Extracted data entries
'''

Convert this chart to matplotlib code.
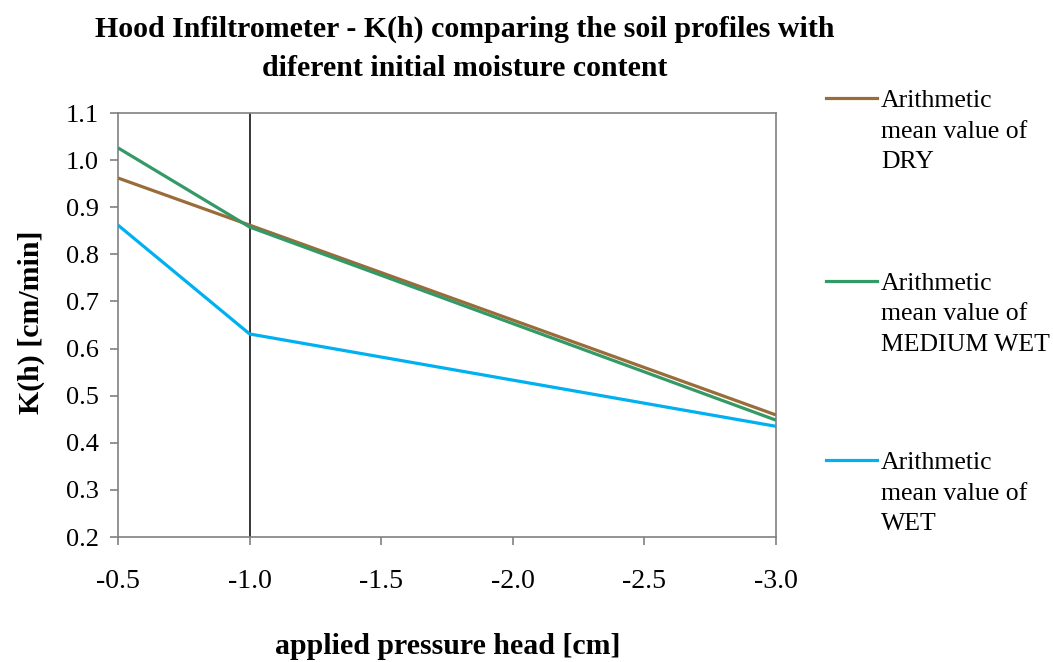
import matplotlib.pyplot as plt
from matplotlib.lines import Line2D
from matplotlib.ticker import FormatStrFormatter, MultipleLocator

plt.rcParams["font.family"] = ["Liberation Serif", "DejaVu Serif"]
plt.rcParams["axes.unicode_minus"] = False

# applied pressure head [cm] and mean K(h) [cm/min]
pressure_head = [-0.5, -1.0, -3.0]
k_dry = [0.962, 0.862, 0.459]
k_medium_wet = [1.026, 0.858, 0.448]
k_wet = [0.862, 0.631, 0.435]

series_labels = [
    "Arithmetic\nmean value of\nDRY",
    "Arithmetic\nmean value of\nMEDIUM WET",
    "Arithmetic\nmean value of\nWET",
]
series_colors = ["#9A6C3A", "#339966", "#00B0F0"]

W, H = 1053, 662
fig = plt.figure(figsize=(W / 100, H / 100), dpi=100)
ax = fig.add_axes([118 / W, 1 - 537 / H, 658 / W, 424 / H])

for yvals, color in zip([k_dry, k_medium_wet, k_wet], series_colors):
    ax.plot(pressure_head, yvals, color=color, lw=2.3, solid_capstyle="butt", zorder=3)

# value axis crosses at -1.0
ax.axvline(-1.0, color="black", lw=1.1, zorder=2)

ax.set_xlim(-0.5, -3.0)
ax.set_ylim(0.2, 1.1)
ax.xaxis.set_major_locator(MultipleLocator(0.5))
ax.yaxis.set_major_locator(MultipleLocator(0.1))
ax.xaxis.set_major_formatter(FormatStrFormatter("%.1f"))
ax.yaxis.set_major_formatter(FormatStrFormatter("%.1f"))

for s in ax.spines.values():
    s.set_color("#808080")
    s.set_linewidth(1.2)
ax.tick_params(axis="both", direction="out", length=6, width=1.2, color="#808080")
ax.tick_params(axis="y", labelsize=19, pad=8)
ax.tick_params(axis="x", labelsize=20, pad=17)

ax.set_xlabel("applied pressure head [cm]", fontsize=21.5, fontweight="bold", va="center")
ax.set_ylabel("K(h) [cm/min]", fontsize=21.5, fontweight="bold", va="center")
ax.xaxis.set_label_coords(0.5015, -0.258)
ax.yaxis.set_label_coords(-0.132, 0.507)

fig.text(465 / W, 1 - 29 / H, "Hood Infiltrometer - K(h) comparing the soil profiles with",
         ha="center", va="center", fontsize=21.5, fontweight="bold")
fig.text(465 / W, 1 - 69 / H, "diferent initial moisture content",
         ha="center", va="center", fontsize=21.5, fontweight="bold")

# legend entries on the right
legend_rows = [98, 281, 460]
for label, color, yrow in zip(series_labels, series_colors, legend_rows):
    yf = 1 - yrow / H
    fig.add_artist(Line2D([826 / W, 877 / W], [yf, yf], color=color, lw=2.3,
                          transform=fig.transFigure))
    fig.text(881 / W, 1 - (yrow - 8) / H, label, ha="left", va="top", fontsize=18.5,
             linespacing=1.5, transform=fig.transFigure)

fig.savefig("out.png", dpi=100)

'''
'''

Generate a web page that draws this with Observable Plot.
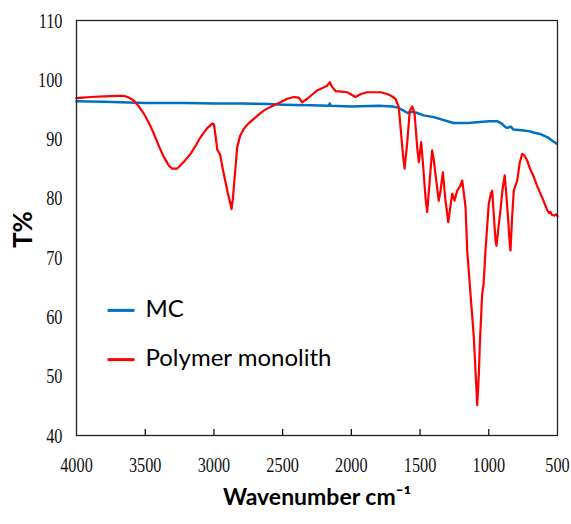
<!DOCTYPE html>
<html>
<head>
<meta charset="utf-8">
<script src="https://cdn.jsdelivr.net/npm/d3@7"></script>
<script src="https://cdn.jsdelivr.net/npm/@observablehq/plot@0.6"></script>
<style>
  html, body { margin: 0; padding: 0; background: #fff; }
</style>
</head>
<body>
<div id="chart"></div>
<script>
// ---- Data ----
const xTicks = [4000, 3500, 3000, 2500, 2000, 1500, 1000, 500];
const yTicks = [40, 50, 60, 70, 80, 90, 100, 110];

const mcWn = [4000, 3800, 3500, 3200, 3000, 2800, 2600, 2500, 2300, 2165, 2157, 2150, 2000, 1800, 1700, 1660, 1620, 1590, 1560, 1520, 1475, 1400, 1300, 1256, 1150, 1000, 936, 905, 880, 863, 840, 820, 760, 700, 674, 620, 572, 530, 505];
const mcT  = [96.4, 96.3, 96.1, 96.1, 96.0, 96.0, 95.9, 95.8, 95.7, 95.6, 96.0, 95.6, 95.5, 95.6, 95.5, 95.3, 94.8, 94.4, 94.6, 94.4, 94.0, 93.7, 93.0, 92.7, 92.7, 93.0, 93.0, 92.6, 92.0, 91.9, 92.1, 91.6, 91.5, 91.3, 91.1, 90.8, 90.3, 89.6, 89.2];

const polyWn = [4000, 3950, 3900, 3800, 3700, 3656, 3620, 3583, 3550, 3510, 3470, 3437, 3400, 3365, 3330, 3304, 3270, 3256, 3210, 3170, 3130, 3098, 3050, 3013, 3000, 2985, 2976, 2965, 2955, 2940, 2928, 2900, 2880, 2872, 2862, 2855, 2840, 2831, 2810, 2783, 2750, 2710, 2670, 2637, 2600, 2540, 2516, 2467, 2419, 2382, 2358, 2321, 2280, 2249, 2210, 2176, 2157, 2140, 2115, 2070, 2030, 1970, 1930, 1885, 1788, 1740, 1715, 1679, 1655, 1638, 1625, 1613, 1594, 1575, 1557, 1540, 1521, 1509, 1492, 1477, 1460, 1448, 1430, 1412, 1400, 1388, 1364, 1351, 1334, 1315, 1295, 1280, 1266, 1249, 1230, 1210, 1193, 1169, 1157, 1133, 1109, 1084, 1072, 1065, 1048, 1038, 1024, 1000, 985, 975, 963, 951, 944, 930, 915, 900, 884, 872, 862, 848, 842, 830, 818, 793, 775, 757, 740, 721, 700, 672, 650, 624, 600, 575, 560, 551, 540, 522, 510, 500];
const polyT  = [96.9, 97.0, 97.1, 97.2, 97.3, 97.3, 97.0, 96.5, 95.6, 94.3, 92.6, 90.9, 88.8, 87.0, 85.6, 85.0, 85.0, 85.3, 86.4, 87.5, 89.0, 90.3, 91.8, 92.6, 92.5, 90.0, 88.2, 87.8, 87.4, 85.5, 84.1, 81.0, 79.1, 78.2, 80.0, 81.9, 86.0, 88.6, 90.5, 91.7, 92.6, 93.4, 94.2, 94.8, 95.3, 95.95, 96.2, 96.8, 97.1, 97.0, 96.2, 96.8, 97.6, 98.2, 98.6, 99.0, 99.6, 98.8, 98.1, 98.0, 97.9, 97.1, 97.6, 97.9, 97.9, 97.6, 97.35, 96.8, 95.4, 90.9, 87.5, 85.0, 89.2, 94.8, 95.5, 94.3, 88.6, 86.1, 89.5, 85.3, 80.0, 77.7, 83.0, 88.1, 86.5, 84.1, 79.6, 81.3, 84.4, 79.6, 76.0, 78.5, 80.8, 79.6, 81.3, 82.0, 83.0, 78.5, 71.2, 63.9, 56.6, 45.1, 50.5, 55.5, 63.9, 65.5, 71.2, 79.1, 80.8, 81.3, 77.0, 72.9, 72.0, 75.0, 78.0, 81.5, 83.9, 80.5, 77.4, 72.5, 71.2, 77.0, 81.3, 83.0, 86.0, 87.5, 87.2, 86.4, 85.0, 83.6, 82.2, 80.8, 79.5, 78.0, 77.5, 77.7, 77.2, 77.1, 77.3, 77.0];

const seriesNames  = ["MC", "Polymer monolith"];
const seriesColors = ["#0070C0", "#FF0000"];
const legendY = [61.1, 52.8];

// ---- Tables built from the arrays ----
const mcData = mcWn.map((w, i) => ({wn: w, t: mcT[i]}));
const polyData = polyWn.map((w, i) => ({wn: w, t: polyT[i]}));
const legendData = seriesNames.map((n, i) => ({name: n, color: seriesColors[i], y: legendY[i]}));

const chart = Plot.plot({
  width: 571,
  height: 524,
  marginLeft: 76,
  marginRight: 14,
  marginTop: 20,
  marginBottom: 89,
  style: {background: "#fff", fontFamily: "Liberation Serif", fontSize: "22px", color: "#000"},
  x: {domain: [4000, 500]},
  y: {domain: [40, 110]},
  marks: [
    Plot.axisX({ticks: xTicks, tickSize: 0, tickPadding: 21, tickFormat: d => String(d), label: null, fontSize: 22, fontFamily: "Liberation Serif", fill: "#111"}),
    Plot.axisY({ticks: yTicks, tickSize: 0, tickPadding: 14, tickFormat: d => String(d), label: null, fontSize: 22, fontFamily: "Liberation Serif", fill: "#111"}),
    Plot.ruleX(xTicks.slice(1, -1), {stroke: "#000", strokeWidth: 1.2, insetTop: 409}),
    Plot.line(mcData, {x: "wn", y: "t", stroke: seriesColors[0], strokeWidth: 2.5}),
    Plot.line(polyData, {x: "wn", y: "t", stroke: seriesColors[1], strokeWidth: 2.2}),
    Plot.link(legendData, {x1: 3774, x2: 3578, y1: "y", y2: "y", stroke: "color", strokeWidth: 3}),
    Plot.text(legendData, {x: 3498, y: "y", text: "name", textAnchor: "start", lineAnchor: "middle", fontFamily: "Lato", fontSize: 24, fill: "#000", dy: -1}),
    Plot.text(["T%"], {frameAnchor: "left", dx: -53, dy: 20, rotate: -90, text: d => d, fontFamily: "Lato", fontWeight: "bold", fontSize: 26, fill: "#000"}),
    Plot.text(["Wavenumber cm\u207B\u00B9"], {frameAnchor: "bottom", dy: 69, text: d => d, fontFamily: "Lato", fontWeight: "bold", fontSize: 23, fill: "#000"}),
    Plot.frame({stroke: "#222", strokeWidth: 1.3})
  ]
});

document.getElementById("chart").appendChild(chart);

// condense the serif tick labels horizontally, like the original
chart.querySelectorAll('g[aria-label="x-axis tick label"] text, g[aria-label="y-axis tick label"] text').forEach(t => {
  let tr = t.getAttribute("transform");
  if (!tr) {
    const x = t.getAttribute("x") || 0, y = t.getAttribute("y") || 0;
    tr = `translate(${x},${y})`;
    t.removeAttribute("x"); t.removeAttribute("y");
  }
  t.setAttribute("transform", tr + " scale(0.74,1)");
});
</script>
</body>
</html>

'''

Without the pictures, give again only the lines beginning at the line that contains "Convert this chart to matplotlib code." and stopping after the line that contains "from matplotlib.ticker import", exactly as written.

* Answer in full
Convert this chart to matplotlib code.
import matplotlib.pyplot as plt
from matplotlib.lines import Line2D
from matplotlib.ticker import FormatStrFormatter, MultipleLocator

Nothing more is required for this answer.